Tools required: Claude.ai or ChatGPT (free tier is fine).
What you should notice
Two things worth watching for.
First, the model chose tools sensibly. It used weather for weather questions and calculator for arithmetic. This is not magic — the model is using the descriptions you gave it to decide. If your descriptions are unclear, the model will pick the wrong tool, or pick the right tool but with wrong arguments. A well-written tool schema is half of agent engineering.
Second, when you removed the weather tool, the model usually does one of three things: it admits it cannot answer the weather part of the question, it tries to make up plausible weather, or it asks you to provide the weather. The first behaviour is what you want from a well-behaved agent. The second is dangerous — the agent inventing facts is a failure mode we will look at in detail in Lesson 5.
What tools cannot fix
Tools are powerful but they are not a substitute for a good agent design. A few things they will not solve.
Bad reasoning. If the model picks the wrong tool, or picks the right tool but at the wrong time, more tools will not help. The fix is a clearer goal or a better model.

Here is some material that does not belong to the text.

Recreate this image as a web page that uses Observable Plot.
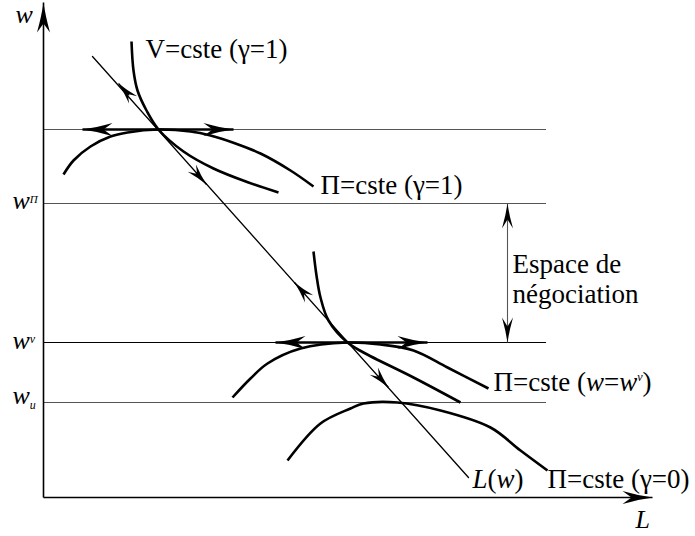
<!DOCTYPE html>
<html><head><meta charset="utf-8">
<script src="https://cdn.jsdelivr.net/npm/d3@7"></script>
<script src="https://cdn.jsdelivr.net/npm/@observablehq/plot@0.6"></script>
<style>
body{margin:0;background:#fff}
#chart svg text, #chart svg tspan { font-family: "Liberation Serif", "Times New Roman", serif !important; }
</style>
</head><body><div id="chart"></div>
<script>
// ---- data (L = employment, w = wage) ----
const axisEndL = 609;
const axisEndW = 495;
const levelTop = 368;     // unnamed level (γ=1 tangency)
const levelWPi = 294;     // w^Π
const levelWv = 155;      // w^v
const levelWu = 95;       // w_u
const levelEndL = 503;

const lineLw = [[49, 441], [425, 20]];                       // L(w)
const vHigh = [[88,456],[90,427],[94,407],[103,387],[115,368],[140,346],[170,329],[205,315],[235,305]];
const piHigh = [[20,323],[30,337],[47,351],[67,361],[84,365],[115,368],[147,366],[167,362],[192,354],[217,344],[247,327],[270,311]];
const vLow = [[270,246],[273,222],[277,200],[285,177],[304,155],[320,145],[370,120],[417,95]];
const piMid = [[189,100],[207,119],[224,134],[257,149],[304,155],[337,153],[370,147],[404,130],[445,109]];
const piZero = [[244,37],[277,74],[307,89],[320,94],[354,95],[397,87],[447,70],[477,47],[504,27]];

const lArrowTips = [[75,414,"up"],[163,313,"down"],[251,215,"up"],[345,110,"down"]];
const hArrows = [
  {w: levelTop, from: 115, left: 39, right: 190},
  {w: levelWv, from: 304, left: 232, right: 384}
];
const bargainL = 464;

const curveLabels = [
  {L: 102, w: 440, text: "V=cste (γ=1)"},
  {L: 277, w: 304, text: "Π=cste (γ=1)"},
  {L: 469, w: 195, text: "Espace de\nnégociation"},
  {L: 450, w: 107, text: "Π=cste (w=wv)"},
  {L: 429, w: 10, text: "L(w)"},
  {L: 504, w: 10, text: "Π=cste (γ=0)"}
];
const axisLabels = [
  {L: -28, w: 475, text: "w"},
  {L: 592, w: -30, text: "L"},
  {L: -31, w: 289, text: "wΠ"},
  {L: -31, w: 149, text: "wv"},
  {L: -31, w: 94, text: "wu"}
];

// ---- derived ----
const du = [lineLw[1][0]-lineLw[0][0], lineLw[1][1]-lineLw[0][1]];
const dn = Math.hypot(du[0], du[1]);
const u = [du[0]/dn, du[1]/dn];
const lArrows = lArrowTips.map(([L, w, dir]) => {
  const s = dir === "up" ? 16 : -16;
  return {x1: L + s*u[0], y1: w + s*u[1], x2: L, y2: w};
});
const hArrowSegs = hArrows.flatMap(a => [
  {x1: a.from, y1: a.w, x2: a.left, y2: a.w},
  {x1: a.from, y1: a.w, x2: a.right, y2: a.w}
]);
const axes = [
  {x1: 0, y1: 0, x2: axisEndL, y2: 0},
  {x1: 0, y1: 0, x2: 0, y2: axisEndW}
];
const serif = "Liberation Serif, Times New Roman, serif";
const XY = {x: d => d[0], y: d => d[1]};
const curveStyle = {curve: "catmull-rom", stroke: "#000", strokeWidth: 2.6, strokeLinecap: "butt"};

const plot = Plot.plot({
  width: 695, height: 536,
  marginTop: 0, marginRight: 0, marginBottom: 0, marginLeft: 0,
  x: {domain: [-43, 652], range: [0, 695], axis: null},
  y: {domain: [-39, 497], range: [536, 0], axis: null},
  style: {background: "#fff"},
  marks: [
    Plot.ruleY([levelTop, levelWPi, levelWu], {x1: 0, x2: levelEndL, stroke: "#555", strokeWidth: 1.2}),
    Plot.ruleY([levelWv], {x1: 0, x2: levelEndL, stroke: "#000", strokeWidth: 1.1}),
    Plot.link([{x1: bargainL, y1: levelWPi, x2: bargainL, y2: levelWv}],
      {x1: "x1", y1: "y1", x2: "x2", y2: "y2", stroke: "#555", strokeWidth: 1.1, ariaDescription: "mk-bargain"}),
    Plot.link(axes, {x1: "x1", y1: "y1", x2: "x2", y2: "y2", stroke: "#000", strokeWidth: 1.6, ariaDescription: "mk-axis"}),
    Plot.line(lineLw, {...XY, stroke: "#000", strokeWidth: 1.3}),
    Plot.line(vHigh, {...XY, ...curveStyle}),
    Plot.line(piHigh, {...XY, ...curveStyle}),
    Plot.line(vLow, {...XY, ...curveStyle}),
    Plot.line(piMid, {...XY, ...curveStyle}),
    Plot.line(piZero, {...XY, ...curveStyle}),
    Plot.link(hArrowSegs, {x1: "x1", y1: "y1", x2: "x2", y2: "y2", stroke: "#000", strokeWidth: 2.4, ariaDescription: "mk-big"}),
    Plot.link(lArrows, {x1: "x1", y1: "y1", x2: "x2", y2: "y2", stroke: "#000", strokeWidth: 1.3, ariaDescription: "mk-small"}),
    Plot.text(curveLabels, {x: "L", y: "w", text: "text", textAnchor: "start", lineAnchor: "bottom",
      fontSize: 27, lineHeight: 1.11, fill: "#000", fontFamily: serif}),
    Plot.text(axisLabels, {x: "L", y: "w", text: "text", textAnchor: "start", lineAnchor: "bottom",
      fontSize: 26, fill: "#000", fontFamily: serif})
  ]
});

// ---- arrowhead markers ----
const svg = d3.select(plot);
const defs = svg.insert("defs", ":first-child");
function addMarker(id, len, half, notch, orient) {
  defs.append("marker")
    .attr("id", id).attr("markerUnits", "userSpaceOnUse")
    .attr("viewBox", `${-len-2} ${-half-1} ${len+4} ${2*half+2}`)
    .attr("markerWidth", len+4).attr("markerHeight", 2*half+2)
    .attr("refX", 0).attr("refY", 0).attr("orient", orient)
    .append("path")
    .attr("d", `M0,0 Q${-len*0.45},${-half*0.3} ${-len},${-half} L${-notch},0 L${-len},${half} Q${-len*0.45},${half*0.3} 0,0Z`)
    .attr("fill", "#000");
}
addMarker("mk-big", 30, 6.5, 21, "auto");
addMarker("mk-axis", 30, 6.5, 21, "auto");
addMarker("mk-small", 22, 5.5, 14, "auto");
addMarker("mk-bargain", 25, 5.5, 16, "auto-start-reverse");
svg.selectAll('g[aria-description="mk-big"] path').attr("marker-end", "url(#mk-big)");
svg.selectAll('g[aria-description="mk-axis"] path').attr("marker-end", "url(#mk-axis)");
svg.selectAll('g[aria-description="mk-small"] path').attr("marker-end", "url(#mk-small)");
svg.selectAll('g[aria-description="mk-bargain"] path')
  .attr("marker-end", "url(#mk-bargain)").attr("marker-start", "url(#mk-bargain)");

// ---- rich text (italics, super/subscripts) ----
const rich = {
  "Π=cste (w=wv)": [["Π=cste (",0,0,0],["w",1,0,0],["=",0,0,0],["w",1,0,0],["v",1,12,-10],[")",0,0,0]],
  "L(w)": [["L",1,0,0],["(",0,0,0],["w",1,0,0],[")",0,0,0]],
  "L": [["L",1,0,0]],
  "w": [["w",1,0,0]],
  "wΠ": [["w",1,0,0],["Π",1,11,-6]],
  "wv": [["w",1,0,0],["v",1,12,-6]],
  "wu": [["w",1,0,0],["u",1,12,5]]
};
svg.selectAll("text").each(function() {
  const el = d3.select(this);
  const segs = rich[this.textContent];
  if (!segs) return;
  el.text(null);
  let cur = 0;
  for (const [t, it, size, shift] of segs) {
    const ts = el.append("tspan").text(t);
    if (it) ts.attr("font-style", "italic");
    if (size) ts.attr("font-size", size);
    if (shift !== cur) ts.attr("dy", shift - cur);
    cur = shift;
  }
});

document.getElementById("chart").append(plot);
</script></body></html>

Bad arguments. If the model calls weather("Stockholm", "next Saturday") but your weather tool expects an ISO date, it will fail. Either fix the tool to be more lenient, or train the model with examples of the correct format.
Hallucinated tool calls. Sometimes the model invents a tool that does not exist, or uses a real tool with non-existent arguments. The framework should reject these and tell the model what went wrong, so the model can correct itself.
Privilege escalation. A tool that can send email can be used to send spam. A tool that can run code can be used to delete files. The tools you give the agent define what damage it can do. Choose carefully — and we will come back to this in Lesson 5.
Self-check
- What is a tool, in agent terms?
- Why give an LLM a calculator when it can do arithmetic anyway?
- How does function-calling work in two sentences?
- Why is "give the agent every tool you can think of" a bad idea?
Looking ahead
So far, our agents have all been reactive: they take one action at a time, observe the result, and decide the next action. In Lesson 4 we will introduce planning — getting the agent to break a big goal into a sequence of sub-goals before it starts. This is what makes agents useful for tasks that take ten steps instead of three.